#### [Written task]
Return the listing below exactly, with the pictures dropped.

>> start

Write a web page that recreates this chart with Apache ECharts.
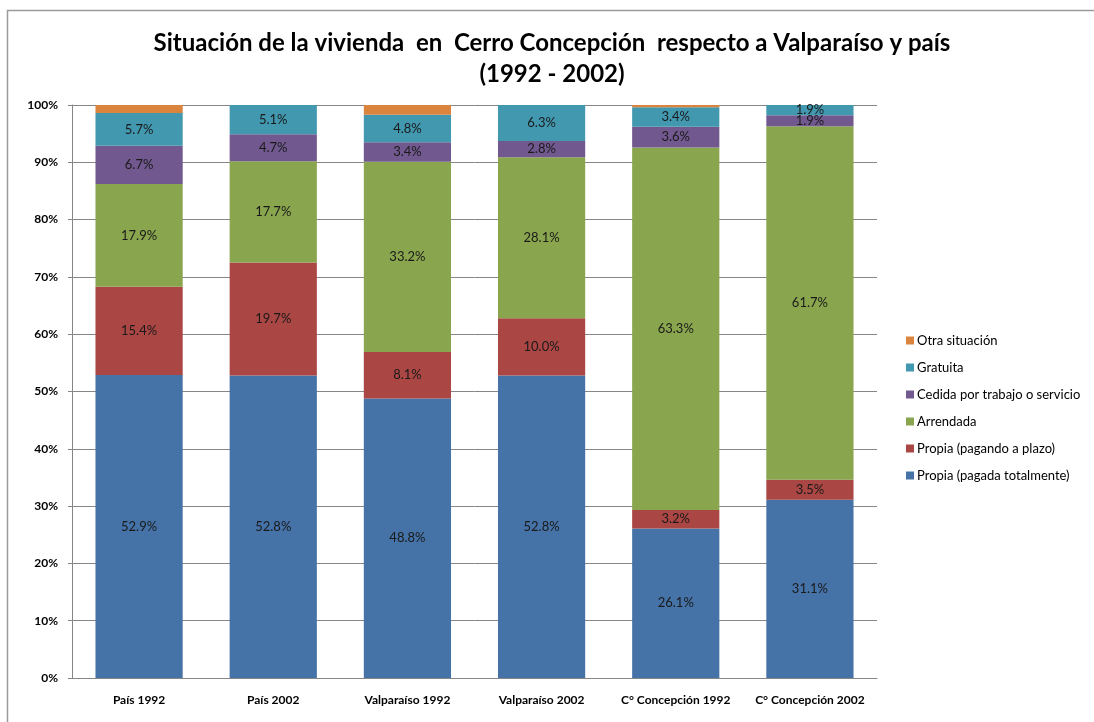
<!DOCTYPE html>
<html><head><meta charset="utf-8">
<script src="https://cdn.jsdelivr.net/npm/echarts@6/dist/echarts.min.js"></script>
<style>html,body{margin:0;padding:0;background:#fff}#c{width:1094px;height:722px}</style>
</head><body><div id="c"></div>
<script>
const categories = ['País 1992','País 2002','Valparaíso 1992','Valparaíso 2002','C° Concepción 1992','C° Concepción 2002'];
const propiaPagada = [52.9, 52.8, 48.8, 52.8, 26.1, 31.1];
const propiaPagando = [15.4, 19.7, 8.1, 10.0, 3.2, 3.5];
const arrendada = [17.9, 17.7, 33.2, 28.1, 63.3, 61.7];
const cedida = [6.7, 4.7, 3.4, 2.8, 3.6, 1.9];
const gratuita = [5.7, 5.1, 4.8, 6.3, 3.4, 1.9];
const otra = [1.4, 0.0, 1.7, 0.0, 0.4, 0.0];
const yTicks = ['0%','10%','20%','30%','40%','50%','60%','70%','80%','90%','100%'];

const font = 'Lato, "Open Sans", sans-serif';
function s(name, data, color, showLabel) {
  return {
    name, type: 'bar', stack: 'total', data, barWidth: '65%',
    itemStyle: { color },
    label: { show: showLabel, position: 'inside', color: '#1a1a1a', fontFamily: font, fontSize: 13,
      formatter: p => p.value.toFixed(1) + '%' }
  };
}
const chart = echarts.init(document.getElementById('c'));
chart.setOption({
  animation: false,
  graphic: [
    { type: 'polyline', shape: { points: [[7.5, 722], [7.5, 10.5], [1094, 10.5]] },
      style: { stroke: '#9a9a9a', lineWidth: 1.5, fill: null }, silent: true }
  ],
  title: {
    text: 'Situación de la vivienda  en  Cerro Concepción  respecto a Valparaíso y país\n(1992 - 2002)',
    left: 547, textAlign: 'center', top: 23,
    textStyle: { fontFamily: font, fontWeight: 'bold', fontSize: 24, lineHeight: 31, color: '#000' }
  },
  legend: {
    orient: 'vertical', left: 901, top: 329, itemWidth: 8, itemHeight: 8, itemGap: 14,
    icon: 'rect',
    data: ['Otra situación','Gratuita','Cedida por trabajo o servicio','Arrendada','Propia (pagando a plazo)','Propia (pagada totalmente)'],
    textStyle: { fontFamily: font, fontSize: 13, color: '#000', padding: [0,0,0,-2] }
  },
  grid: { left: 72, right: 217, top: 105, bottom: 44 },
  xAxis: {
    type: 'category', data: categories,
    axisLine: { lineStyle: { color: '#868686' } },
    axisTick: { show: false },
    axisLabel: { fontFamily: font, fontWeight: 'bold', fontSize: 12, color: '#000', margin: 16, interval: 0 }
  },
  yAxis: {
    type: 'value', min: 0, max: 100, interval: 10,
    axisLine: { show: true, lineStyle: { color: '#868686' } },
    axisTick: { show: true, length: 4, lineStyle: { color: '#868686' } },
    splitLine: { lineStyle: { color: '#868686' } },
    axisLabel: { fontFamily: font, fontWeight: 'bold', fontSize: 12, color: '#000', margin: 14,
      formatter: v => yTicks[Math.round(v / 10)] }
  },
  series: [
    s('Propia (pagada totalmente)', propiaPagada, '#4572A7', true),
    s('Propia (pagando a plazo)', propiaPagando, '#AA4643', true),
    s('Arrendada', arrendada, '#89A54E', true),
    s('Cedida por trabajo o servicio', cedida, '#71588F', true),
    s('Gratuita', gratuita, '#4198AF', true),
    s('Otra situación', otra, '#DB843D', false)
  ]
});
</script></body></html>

>> end

#### [Result of the exercise]
Write a web page that recreates this chart with Apache ECharts.
<!DOCTYPE html>
<html><head><meta charset="utf-8">
<script src="https://cdn.jsdelivr.net/npm/echarts@6/dist/echarts.min.js"></script>
<style>html,body{margin:0;padding:0;background:#fff}#c{width:1094px;height:722px}</style>
</head><body><div id="c"></div>
<script>
const categories = ['País 1992','País 2002','Valparaíso 1992','Valparaíso 2002','C° Concepción 1992','C° Concepción 2002'];
const propiaPagada = [52.9, 52.8, 48.8, 52.8, 26.1, 31.1];
const propiaPagando = [15.4, 19.7, 8.1, 10.0, 3.2, 3.5];
const arrendada = [17.9, 17.7, 33.2, 28.1, 63.3, 61.7];
const cedida = [6.7, 4.7, 3.4, 2.8, 3.6, 1.9];
const gratuita = [5.7, 5.1, 4.8, 6.3, 3.4, 1.9];
const otra = [1.4, 0.0, 1.7, 0.0, 0.4, 0.0];
const yTicks = ['0%','10%','20%','30%','40%','50%','60%','70%','80%','90%','100%'];

const font = 'Lato, "Open Sans", sans-serif';
function s(name, data, color, showLabel) {
  return {
    name, type: 'bar', stack: 'total', data, barWidth: '65%',
    itemStyle: { color },
    label: { show: showLabel, position: 'inside', color: '#1a1a1a', fontFamily: font, fontSize: 13,
      formatter: p => p.value.toFixed(1) + '%' }
  };
}
const chart = echarts.init(document.getElementById('c'));
chart.setOption({
  animation: false,
  graphic: [
    { type: 'polyline', shape: { points: [[7.5, 722], [7.5, 10.5], [1094, 10.5]] },
      style: { stroke: '#9a9a9a', lineWidth: 1.5, fill: null }, silent: true }
  ],
  title: {
    text: 'Situación de la vivienda  en  Cerro Concepción  respecto a Valparaíso y país\n(1992 - 2002)',
    left: 547, textAlign: 'center', top: 23,
    textStyle: { fontFamily: font, fontWeight: 'bold', fontSize: 24, lineHeight: 31, color: '#000' }
  },
  legend: {
    orient: 'vertical', left: 901, top: 329, itemWidth: 8, itemHeight: 8, itemGap: 14,
    icon: 'rect',
    data: ['Otra situación','Gratuita','Cedida por trabajo o servicio','Arrendada','Propia (pagando a plazo)','Propia (pagada totalmente)'],
    textStyle: { fontFamily: font, fontSize: 13, color: '#000', padding: [0,0,0,-2] }
  },
  grid: { left: 72, right: 217, top: 105, bottom: 44 },
  xAxis: {
    type: 'category', data: categories,
    axisLine: { lineStyle: { color: '#868686' } },
    axisTick: { show: false },
    axisLabel: { fontFamily: font, fontWeight: 'bold', fontSize: 12, color: '#000', margin: 16, interval: 0 }
  },
  yAxis: {
    type: 'value', min: 0, max: 100, interval: 10,
    axisLine: { show: true, lineStyle: { color: '#868686' } },
    axisTick: { show: true, length: 4, lineStyle: { color: '#868686' } },
    splitLine: { lineStyle: { color: '#868686' } },
    axisLabel: { fontFamily: font, fontWeight: 'bold', fontSize: 12, color: '#000', margin: 14,
      formatter: v => yTicks[Math.round(v / 10)] }
  },
  series: [
    s('Propia (pagada totalmente)', propiaPagada, '#4572A7', true),
    s('Propia (pagando a plazo)', propiaPagando, '#AA4643', true),
    s('Arrendada', arrendada, '#89A54E', true),
    s('Cedida por trabajo o servicio', cedida, '#71588F', true),
    s('Gratuita', gratuita, '#4198AF', true),
    s('Otra situación', otra, '#DB843D', false)
  ]
});
</script></body></html>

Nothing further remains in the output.